Baruch writes: “Israelis participate in parliamentary elections. For 50 years and counting, those Palestinians [in Judea and Samaria] have been denied the right to vote.” Is he truly unaware that the Palestinian Authority, which has considerable autonomy, has held parliamentary elections? Baruch fails to mention opportunities the Palestinian Arabs have had to establish their own state: Yasser Arafat and Palestinian Authority President Mahmoud Abbas, respectively, rejected very credible offers made by then-prime minister Ehud Barak in 2000 and then-prime minister Ehud Olmert in 2008. He would hold Israel responsible for the situation of the Palestinian Arabs rather than holding them accountable.
Arafat and Abbas rejected the offers because they called for a declared end to the conflict, and they would not sign off on this. That is the heart of the matter.
An honest inquiry exposes the fact that the Palestinian Arabs do not want a two-state solution – they want it all.
What Baruch also chooses not to mention are the thousands of innocent Israelis who have been slaughtered by Palestinian Arab terrorists and how security issues affect Israeli policy. The cold hard fact – well documented – is that during times when the Palestinian Arabs have been granted the most freedom of movement and the greatest cause for political hope, their terrorism has increased.
The Palestinian Arabs would like a state granted to them by the international community without the need for bothersome negotiations, which require concessions.
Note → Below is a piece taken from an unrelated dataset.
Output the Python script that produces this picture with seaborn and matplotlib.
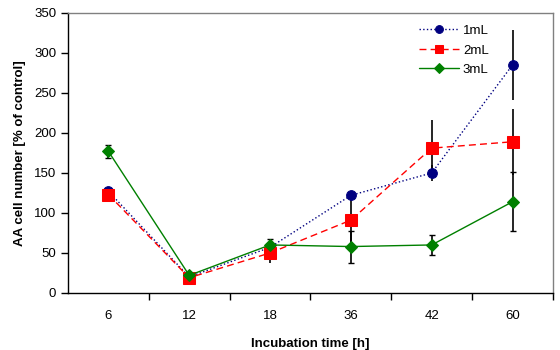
import matplotlib
matplotlib.use("Agg")
from matplotlib import pyplot as plt
import seaborn as sns
import pandas as pd

# incubation time categories
times = ['6', '12', '18', '36', '42', '60']

ml1 = [127, 20, 57, 122, 150, 285]
ml1_err = [3, 2, 5, 5, 10, 44]
ml2 = [123, 19, 50, 91, 181, 189]
ml2_err = [3, 2, 12, 30, 35, 41]
ml3 = [177, 22, 60, 58, 60, 114]
ml3_err = [8, 2, 7, 20, 12, 37]

sns.set_style("ticks")
plt.rcParams['font.family'] = ['Liberation Sans', 'DejaVu Sans']
for key in ['text.color', 'axes.labelcolor', 'xtick.color', 'ytick.color']:
    plt.rcParams[key] = 'black'

fig = plt.figure(figsize=(5.6, 3.5), dpi=100)
axes = fig.add_axes([0.1214, 0.163, 0.866, 0.8])

pos = list(range(len(times)))
series = [
    ('1mL', ml1, ml1_err, '#000080', ':', 'o', 7, 0),
    ('2mL', ml2, ml2_err, '#FF0000', (0, (5, 3)), 's', 8, 0),
    ('3mL', ml3, ml3_err, '#008000', '-', 'D', 6.5, 2.5),
]

for name, vals, errs, color, ls, mk, ms, cap in series:
    axes.errorbar(pos, vals, yerr=errs, fmt='none', ecolor='black',
                  elinewidth=1.2, capsize=cap, capthick=1.0, zorder=2)

for name, vals, errs, color, ls, mk, ms, cap in series:
    df = pd.DataFrame({'x': pos, 'y': vals})
    sns.lineplot(data=df, x='x', y='y', ax=axes, color=color,
                 linestyle=ls, linewidth=1.0, marker=mk, markersize=ms,
                 markeredgecolor=color, label=name, zorder=3)

axes.set_xlim(-0.5, len(times) - 0.5)
axes.set_ylim(0, 350)
axes.set_yticks(range(0, 351, 50))
axes.set_xticks([p + 0.5 for p in pos])
axes.set_xticklabels([])
axes.set_xticks(pos, minor=True)
axes.set_xticklabels(times, minor=True)
axes.tick_params(axis='x', which='minor', length=0, pad=12, labelsize=9.5)
axes.tick_params(axis='x', which='major', length=5, width=1, color='black')
axes.tick_params(axis='y', length=5, width=1, color='black', labelsize=9.5)

for side in ['left', 'bottom']:
    axes.spines[side].set_color('black')
    axes.spines[side].set_linewidth(1.0)
for side in ['top', 'right']:
    axes.spines[side].set_visible(True)
    axes.spines[side].set_color('#808080')
    axes.spines[side].set_linewidth(1.0)

axes.set_xlabel('Incubation time [h]', fontweight='bold', fontsize=9.5, labelpad=12)
axes.set_ylabel('AA cell number [% of control]', fontweight='bold', fontsize=9.5, labelpad=6)

axes.legend(loc='upper left', bbox_to_anchor=(0.7, 1.0), frameon=False,
            handlelength=3.0, fontsize=9.5, labelspacing=0.55, handletextpad=0.3,
            markerscale=0.8)

fig.savefig('out.png', dpi=100)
It is people such as Ilan Baruch who promote this.
ARLENE KUSHNER
Jerusalem
The writer is an author, journalist, blogger and co-chair of the Legal Grounds Campaign, a group promoting Israel’s rights in Judea and Samaria.
I was shocked to see you publish Ilan Baruch, a former Israeli ambassador to South Africa, branding the country he represented as an apartheid state. Within a week of the Knesset barring foreign excoriators, it is sad to see that we have so much to clean up right here “within the family.”
The ex-ambassador has proudly blogged that he “breathed a sigh of relief” upon leaving the Foreign Ministry. One hopes he has similarly disavowed his Foreign Ministry pension.
How can we complain about EU countries funding BDS when people like this are defaming Israel on the Israeli taxpayer’s dime?